Debate of the Week: Is the Market Pricing the Story or the Reality?
This week’s defining debate centred on a widening gap between narrative-driven positioning and physical reality.
On one side, markets continue to lean into powerful stories. AI investment is accelerating at an unprecedented scale, with hundreds of billions flowing into a handful of dominant players. Equity indices still reflect heavy exposure to asset-light businesses that assume stable input costs and uninterrupted supply chains. The narrative remains compelling: productivity, scale and long-term growth.
On the other side, the physical constraints are becoming harder to ignore. Energy and commodity costs are rising sharply, with gas prices for AI training up significantly in recent weeks and fertiliser, helium and LNG supply chains under pressure.

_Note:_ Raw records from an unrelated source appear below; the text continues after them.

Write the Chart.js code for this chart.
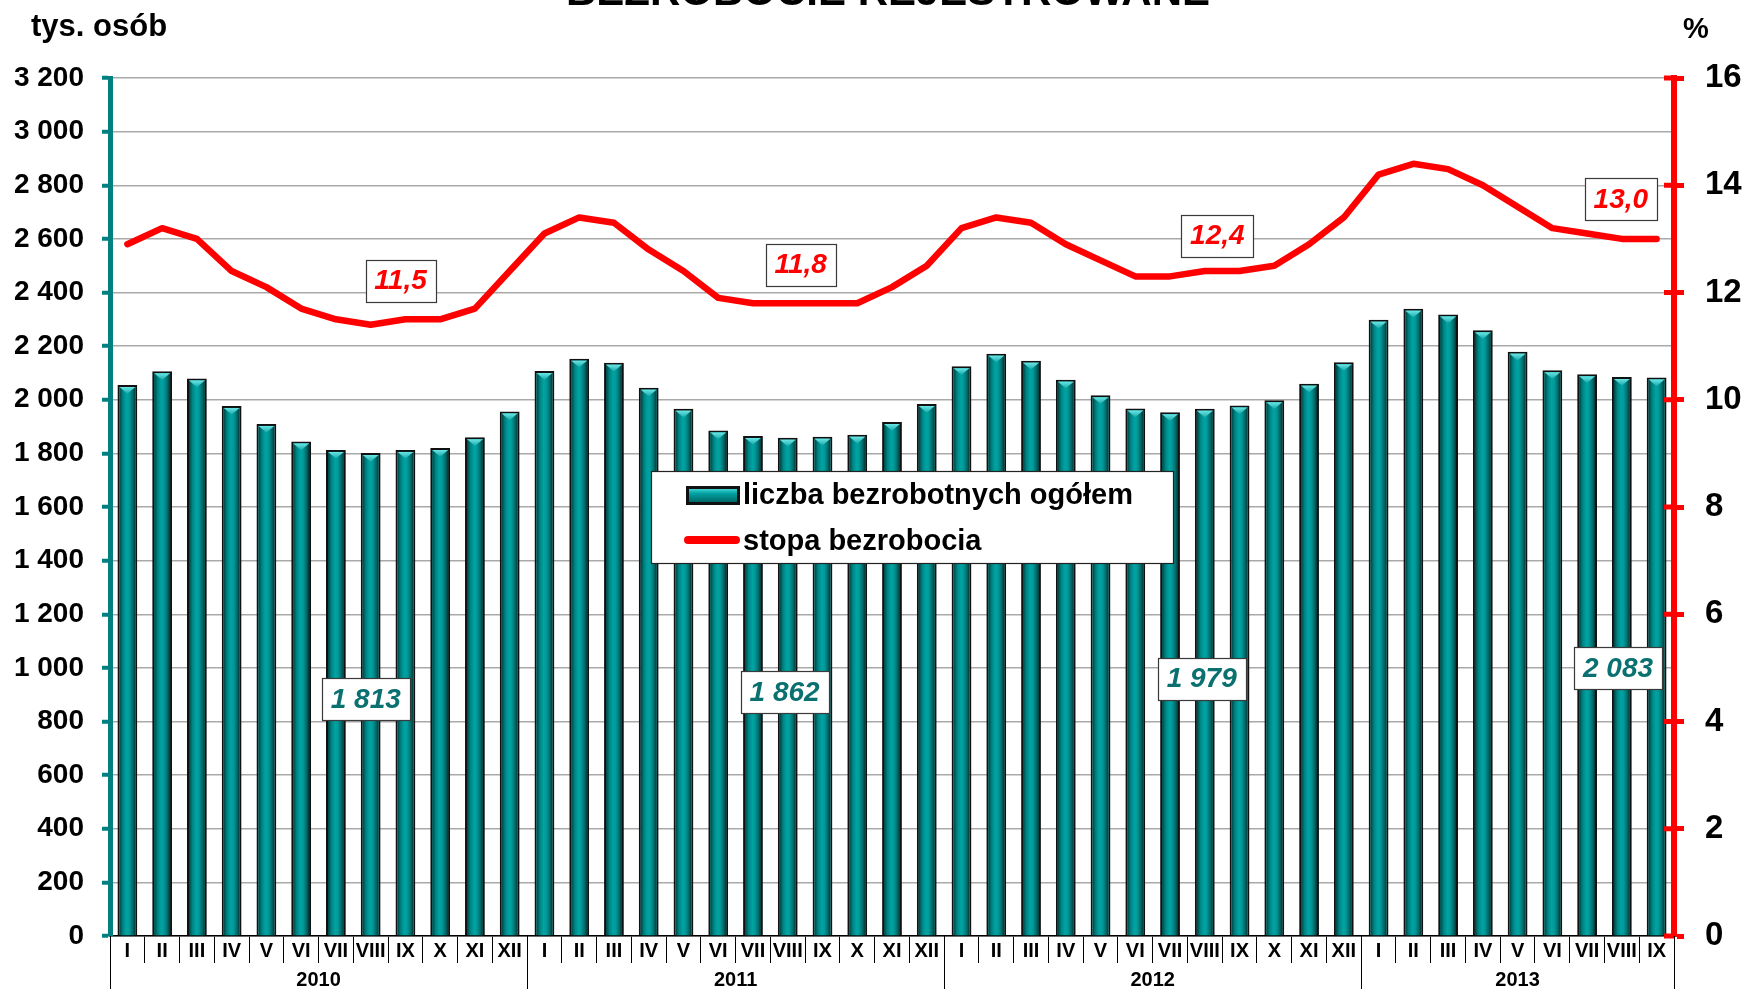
<!DOCTYPE html>
<html><head><meta charset="utf-8">
<style>html,body{margin:0;padding:0;background:#fff;overflow:hidden}#wrap{width:1747px;height:989px;position:relative}</style>
<script src="https://cdn.jsdelivr.net/npm/chart.js@4.4.1/dist/chart.umd.min.js"></script>
</head><body><div id="wrap"><canvas id="c" width="1747" height="989"></canvas></div>
<script>
// ---------------- DATA ----------------
const monthLabels = [
  'I','II','III','IV','V','VI','VII','VIII','IX','X','XI','XII',
  'I','II','III','IV','V','VI','VII','VIII','IX','X','XI','XII',
  'I','II','III','IV','V','VI','VII','VIII','IX','X','XI','XII',
  'I','II','III','IV','V','VI','VII','VIII','IX'
];
const yearLabels = ['2010','2011','2012','2013'];
const monthsPerYear = [12, 12, 12, 9];

// liczba bezrobotnych ogółem (tys. osób)
const unemployed = [
  2055, 2106, 2079, 1977, 1910, 1844, 1813, 1801, 1813, 1820, 1860, 1956,
  2107, 2153, 2138, 2045, 1966, 1885, 1865, 1858, 1862, 1869, 1917, 1984,
  2125, 2172, 2145, 2075, 2017, 1967, 1953, 1966, 1979, 1998, 2060, 2140,
  2298, 2339, 2318, 2259, 2179, 2110, 2095, 2085, 2083
];
// stopa bezrobocia (%)
const unemploymentRate = [
  12.9, 13.2, 13.0, 12.4, 12.1, 11.7, 11.5, 11.4, 11.5, 11.5, 11.7, 12.4,
  13.1, 13.4, 13.3, 12.8, 12.4, 11.9, 11.8, 11.8, 11.8, 11.8, 12.1, 12.5,
  13.2, 13.4, 13.3, 12.9, 12.6, 12.3, 12.3, 12.4, 12.4, 12.5, 12.9, 13.4,
  14.2, 14.4, 14.3, 14.0, 13.6, 13.2, 13.1, 13.0, 13.0
];
const leftAxisMax = 3200, leftAxisStep = 200;
const rightAxisMax = 16, rightAxisStep = 2;

// Annotated months (September of each year) and where their labels sit (in scale units)
const noteMonthIndex = [8, 20, 32, 44];
const rateNoteX = [7.86, 19.37, 31.36, 42.97];
const rateNoteY = [12.22, 12.52, 13.06, 13.74];
const countNoteX = [6.86, 18.91, 30.91, 42.89];
const countNoteY = [884, 910, 960, 1000];

// ---------------- STYLE ----------------
const FONT = "'Liberation Sans', Arial, Helvetica, sans-serif";
const TEAL = '#008080';
const RED = '#ff0000';
Chart.defaults.font.family = FONT;
Chart.defaults.color = '#000';

const fmtThousands = v => {
  v = Math.round(v);
  if (v >= 1000) return Math.floor(v / 1000) + ' ' + String(v % 1000).padStart(3, '0');
  return String(v);
};
const fmtPct = v => v.toFixed(1).replace('.', ',');

function barGradient(ctx, l, r) {
  const g = ctx.createLinearGradient(l, 0, r, 0);
  g.addColorStop(0, '#004444');
  g.addColorStop(0.22, '#008484');
  g.addColorStop(0.45, '#00a3a3');
  g.addColorStop(0.62, '#009a9a');
  g.addColorStop(0.85, '#006868');
  g.addColorStop(1, '#003636');
  return g;
}

function noteBox(ctx, text, cx, cy, color) {
  ctx.save();
  ctx.font = 'italic bold 28px ' + FONT;
  const tw = ctx.measureText(text).width;
  const w = Math.round(tw + 18), h = 42;
  const x = Math.round(cx - w / 2) + 0.5, y = Math.round(cy - h / 2) + 0.5;
  ctx.fillStyle = '#fff';
  ctx.fillRect(x, y, w, h);
  ctx.strokeStyle = '#3a3a3a';
  ctx.lineWidth = 1.2;
  ctx.strokeRect(x, y, w, h);
  ctx.fillStyle = color;
  ctx.textAlign = 'center';
  ctx.textBaseline = 'middle';
  ctx.fillText(text, cx, cy + 1);
  ctx.restore();
}

const decor = {
  id: 'decor',
  beforeDraw(chart) {
    const ctx = chart.ctx;
    ctx.save();
    ctx.fillStyle = '#fff';
    ctx.fillRect(0, 0, chart.width, chart.height);
    ctx.restore();
  },
  afterDatasetDraw(chart, args) {
    if (args.index !== 0) return;
    const ctx = chart.ctx;
    args.meta.data.forEach(el => {
      const p = el.getProps(['x', 'y', 'base', 'width'], true);
      const bw = 2;
      const l = p.x - p.width / 2 + bw, r = p.x + p.width / 2 - bw;
      const t = p.y + bw, b = p.base;
      const w = r - l;
      ctx.save();
      ctx.fillStyle = barGradient(ctx, l, r);
      ctx.fillRect(l, t, w, b - t);
      const th = Math.min(w * 0.42, b - t);
      const g2 = ctx.createLinearGradient(0, t, 0, t + th);
      g2.addColorStop(0, '#6ae6e6');
      g2.addColorStop(1, '#18a8a8');
      ctx.beginPath();
      ctx.moveTo(l, t); ctx.lineTo(r, t); ctx.lineTo(p.x, t + th); ctx.closePath();
      ctx.fillStyle = g2;
      ctx.fill();
      ctx.restore();
    });
  },
  afterDraw(chart) {
    const ctx = chart.ctx;
    const ca = chart.chartArea;
    const xs = chart.scales.x, ys = chart.scales.y, y1 = chart.scales.y1;
    ctx.save();

    // inner half of the right-axis tick marks
    ctx.strokeStyle = RED;
    ctx.lineWidth = 5;
    y1.ticks.forEach(t => {
      const py = y1.getPixelForValue(t.value);
      ctx.beginPath(); ctx.moveTo(ca.right - 10, py); ctx.lineTo(ca.right, py); ctx.stroke();
    });

    // year group separators and year labels
    const half = (xs.getPixelForValue(1) - xs.getPixelForValue(0)) / 2;
    let start = 0;
    ctx.strokeStyle = '#000';
    ctx.lineWidth = 1;
    ctx.fillStyle = '#000';
    ctx.font = 'bold 20px ' + FONT;
    ctx.textAlign = 'center';
    ctx.textBaseline = 'middle';
    const bounds = [];
    monthsPerYear.forEach((n, i) => {
      const left = xs.getPixelForValue(start) - half;
      const right = xs.getPixelForValue(start + n - 1) + half;
      bounds.push(left, right);
      ctx.fillText(yearLabels[i], (left + right) / 2, ca.bottom + 44);
      start += n;
    });
    bounds.forEach(bx => {
      const x = Math.round(bx) + 0.5;
      ctx.beginPath(); ctx.moveTo(x, ca.bottom); ctx.lineTo(x, chart.height); ctx.stroke();
    });

    // title (mostly outside the picture, as in the original)
    ctx.font = 'bold 42px ' + FONT;
    ctx.textAlign = 'center';
    ctx.textBaseline = 'alphabetic';
    ctx.fillText('BEZROBOCIE REJESTROWANE', 888, 5);

    // axis units
    ctx.font = 'bold 31px ' + FONT;
    ctx.textAlign = 'left';
    ctx.fillText('tys. osób', 31, 36);
    ctx.font = 'bold 29px ' + FONT;
    ctx.fillText('%', 1683, 38);

    // annotation boxes
    noteMonthIndex.forEach((mi, i) => {
      noteBox(ctx, fmtPct(unemploymentRate[mi]), xs.getPixelForValue(rateNoteX[i]), y1.getPixelForValue(rateNoteY[i]), RED);
      noteBox(ctx, fmtThousands(unemployed[mi]), xs.getPixelForValue(countNoteX[i]), ys.getPixelForValue(countNoteY[i]), '#0a7070');
    });

    // legend
    const lx = 651.5, ly = 471.5, lw = 522, lh = 92;
    ctx.fillStyle = '#fff';
    ctx.fillRect(lx, ly, lw, lh);
    ctx.strokeStyle = '#222';
    ctx.lineWidth = 1.2;
    ctx.strokeRect(lx, ly, lw, lh);
    // bar swatch
    ctx.fillStyle = '#111';
    ctx.fillRect(686, 486, 54, 19);
    const sg = ctx.createLinearGradient(0, 489, 0, 502);
    sg.addColorStop(0, '#40d2d2');
    sg.addColorStop(0.35, '#00a0a0');
    sg.addColorStop(1, '#006868');
    ctx.fillStyle = sg;
    ctx.fillRect(689, 489, 48, 13);
    // line swatch
    ctx.strokeStyle = RED;
    ctx.lineWidth = 8;
    ctx.lineCap = 'round';
    ctx.beginPath(); ctx.moveTo(688, 540); ctx.lineTo(736, 540); ctx.stroke();
    ctx.fillStyle = '#000';
    ctx.font = 'bold 29px ' + FONT;
    ctx.textAlign = 'left';
    ctx.textBaseline = 'middle';
    ctx.fillText(chart.data.datasets[0].label, 743, 496);
    ctx.fillText(chart.data.datasets[1].label, 743, 542);

    ctx.restore();
  }
};

const ctx = document.getElementById('c').getContext('2d');
new Chart(ctx, {
  data: {
    labels: monthLabels,
    datasets: [
      {
        type: 'bar',
        label: 'liczba bezrobotnych ogółem',
        data: unemployed,
        yAxisID: 'y',
        backgroundColor: '#009494',
        borderColor: '#111',
        borderWidth: 2,
        barPercentage: 0.57,
        categoryPercentage: 1.0,
        order: 1
      },
      {
        type: 'line',
        label: 'stopa bezrobocia',
        data: unemploymentRate,
        yAxisID: 'y1',
        borderColor: RED,
        backgroundColor: RED,
        borderWidth: 6.5,
        pointRadius: 0,
        tension: 0,
        borderCapStyle: 'round',
        borderJoinStyle: 'round',
        fill: false,
        order: 0
      }
    ]
  },
  options: {
    responsive: false,
    animation: false,
    devicePixelRatio: 1,
    layout: { padding: { top: 78, left: 0, right: 0, bottom: 0 } },
    plugins: { legend: { display: false }, tooltip: { enabled: false }, title: { display: false } },
    scales: {
      x: {
        type: 'category',
        offset: true,
        grid: { offset: true, drawOnChartArea: false, drawTicks: true, tickLength: 27, tickColor: '#000', tickWidth: 1 },
        border: { display: true, color: '#000', width: 1.5 },
        ticks: { autoSkip: false, maxRotation: 0, minRotation: 0, padding: -24, color: '#000', font: { size: 20, weight: 'bold' } },
        afterFit(s) { s.height = 53; }
      },
      y: {
        position: 'left',
        min: 0, max: leftAxisMax,
        ticks: { stepSize: leftAxisStep, padding: 18, color: '#000', font: { size: 28, weight: 'bold' }, callback: v => fmtThousands(v) },
        grid: { color: '#a9a9a9', lineWidth: 1.5, drawTicks: true, tickLength: 8, tickColor: TEAL, tickWidth: 4 },
        border: { display: true, color: TEAL, width: 5 },
        afterFit(s) { s.width = 110; }
      },
      y1: {
        position: 'right',
        min: 0, max: rightAxisMax,
        ticks: { stepSize: rightAxisStep, padding: 21, color: '#000', font: { size: 33, weight: 'bold' } },
        grid: { drawOnChartArea: false, drawTicks: true, tickLength: 10, tickColor: RED, tickWidth: 5 },
        border: { display: true, color: RED, width: 6 },
        afterFit(s) { s.width = 73; }
      }
    }
  },
  plugins: [decor]
});
</script>
</body></html>
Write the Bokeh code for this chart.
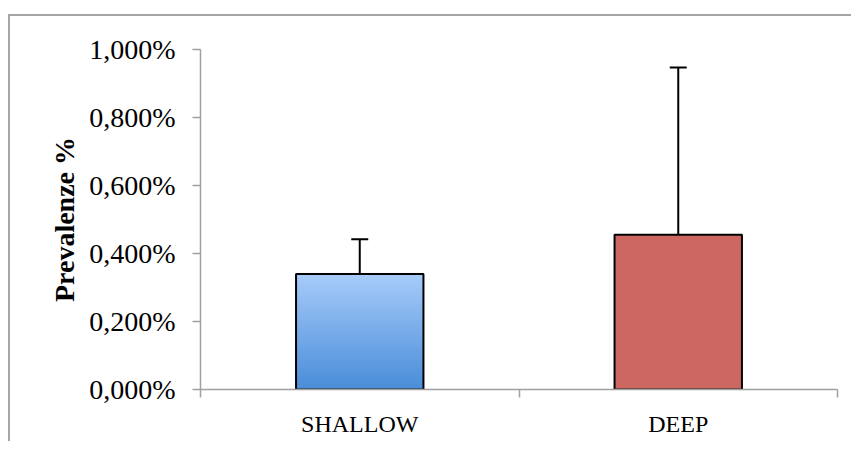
from bokeh.plotting import figure
from bokeh.models import (Range1d, LinearAxis, FixedTicker,
                          Whisker, TeeHead, ColumnDataSource)
from bokeh.embed import file_html
from bokeh.resources import INLINE

# ---- data ----
categories = ["SHALLOW", "DEEP"]
prevalence = [0.340, 0.455]          # percent
error_upper = [0.442, 0.947]         # percent (top of error bar)
y_ticks = [0.0, 0.2, 0.4, 0.6, 0.8, 1.0]
y_tick_labels = ["0,000%", "0,200%", "0,400%", "0,600%", "0,800%", "1,000%"]

# ---- style ----
AXIS_COLOR = "#a0a0a0"
SERIF = "Liberation Serif"
grad_top = (166, 203, 250)
grad_bottom = (74, 141, 216)
deep_color = "#cc6660"
BAR_W = 0.4

ncat = len(categories)
centers = [i + 0.5 for i in range(ncat)]
bounds = list(range(ncat + 1))

p = figure(x_range=Range1d(0, ncat),
           y_range=Range1d(0, 1.0),
           width=843, height=427,
           output_backend="svg", toolbar_location=None,
           x_axis_location=None,
           min_border_left=190, min_border_right=16,
           min_border_top=33, min_border_bottom=54)
p.styles = {"border-top": "2px solid #a6a6a6", "border-left": "2px solid #a6a6a6",
            "margin-top": "14px", "margin-left": "8px"}
p.outline_line_color = None
p.xgrid.grid_line_color = None
p.ygrid.grid_line_color = None
p.background_fill_color = "white"
p.border_fill_color = "white"

# gradient bar for SHALLOW: thin horizontal strips derived from the value
N = 80
sx, sb, st, sc = [], [], [], []
v = prevalence[0]
for i in range(N):
    f = i / (N - 1)
    r = int(grad_bottom[0] + (grad_top[0] - grad_bottom[0]) * f)
    g = int(grad_bottom[1] + (grad_top[1] - grad_bottom[1]) * f)
    b = int(grad_bottom[2] + (grad_top[2] - grad_bottom[2]) * f)
    sx.append(centers[0])
    sb.append(v * i / N)
    st.append(v * (i + 1) / N)
    sc.append("#%02x%02x%02x" % (r, g, b))
strips = ColumnDataSource(dict(x=sx, bottom=sb, top=st, color=sc))
p.vbar(x="x", bottom="bottom", top="top", width=BAR_W, fill_color="color",
       line_color="color", line_width=1.2, source=strips)

# DEEP flat bar
p.vbar(x=[centers[1]], top=[prevalence[1]], width=BAR_W, fill_color=deep_color,
       line_color=None)

# outlines
src = ColumnDataSource(dict(x=centers, val=prevalence, up=error_upper))
p.vbar(x="x", top="val", width=BAR_W, fill_color=None, line_color="black",
       line_width=2, source=src)

# error bars
w = Whisker(source=src, base="x", lower="val", upper="up",
            line_color="black", line_width=2,
            upper_head=TeeHead(size=17, line_color="black", line_width=2),
            lower_head=None, level="overlay")
p.add_layout(w)

# y axis
ya = p.yaxis[0]
ya.ticker = FixedTicker(ticks=y_ticks)
ya.major_label_overrides = {t: l for t, l in zip(y_ticks, y_tick_labels)}
ya.minor_tick_line_color = None
ya.major_tick_out = 8
ya.major_tick_in = 0
ya.axis_line_color = AXIS_COLOR
ya.major_tick_line_color = AXIS_COLOR
ya.axis_line_width = 1.5
ya.major_tick_line_width = 1.5
ya.major_label_text_font = SERIF
ya.major_label_text_font_size = "28px"
ya.major_label_text_color = "black"
ya.major_label_standoff = 17
ya.axis_label = "Prevalenze %"
ya.axis_label_text_font = SERIF
ya.axis_label_text_font_style = "bold"
ya.axis_label_text_font_size = "28px"
ya.axis_label_text_color = "black"
ya.axis_label_standoff = 6

# x axis: category boundaries with ticks
bax = LinearAxis(ticker=FixedTicker(ticks=bounds),
                 major_label_overrides={b: "" for b in bounds},
                 major_tick_out=8, major_tick_in=0,
                 minor_tick_line_color=None,
                 axis_line_color=AXIS_COLOR, major_tick_line_color=AXIS_COLOR,
                 axis_line_width=1.5, major_tick_line_width=1.5,
                 major_label_standoff=0, major_label_text_font_size="1px")
p.add_layout(bax, "below")

# x axis: category names at bar centers
lax = LinearAxis(ticker=FixedTicker(ticks=centers),
                 major_label_overrides={c: n for c, n in zip(centers, categories)},
                 axis_line_color=None, major_tick_line_color=None,
                 minor_tick_line_color=None,
                 major_tick_out=0, major_tick_in=0,
                 major_label_standoff=13,
                 major_label_text_font=SERIF,
                 major_label_text_font_size="24px",
                 major_label_text_color="black")
p.add_layout(lax, "below")

open("out.html", "w").write(file_html(p, INLINE))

Portfolio exposure remains heavily skewed toward businesses that are effectively short these inputs. As one framing put it, the story trades at over 200% of GDP, while the molecule trades at triple-digit oil prices. One of these is likely mispriced.
The debate is no longer about whether growth exists. It is about whether the cost of enabling that growth is being properly reflected.
Further Discussion Inside the Collective
Beyond the story versus reality debate, several structural themes drove conversation this week.
Energy markets shift from flow shock to depletion risk
Attention has moved from supply disruption to inventory drawdown. With tanker flows halted and reserves being consumed unevenly across regions, the timing of shortages is becoming more important than total supply.
Supply chain fragility extends beyond energy
Helium shortages and fertiliser disruptions are now feeding directly into semiconductors and agriculture. These second-order effects reinforce that the current shock is industrial rather than purely commodity-driven.
Physical security becomes a structural spend category
Rising threat levels across Europe are shifting security from discretionary to essential expenditure. Procurement cycles are shortening as spending is driven by risk mitigation rather than return on investment.
Capital continues to concentrate at the top
AI funding remains heavily concentrated in a small number of companies, reinforcing a winner-take-most dynamic. The scale of private capital raises is beginning to rival entire public markets.
Policy is starting to follow reality
Energy policy reversals, particularly in regions like the UK and US, suggest that political positions are beginning to bend toward supply constraints. Decisions once framed as ideological are increasingly being driven by necessity.
Market positioning becomes more fragile
Technical signals across equities and crypto point to a market searching for direction. Support levels are holding for now, but positioning remains sensitive to further macro shocks.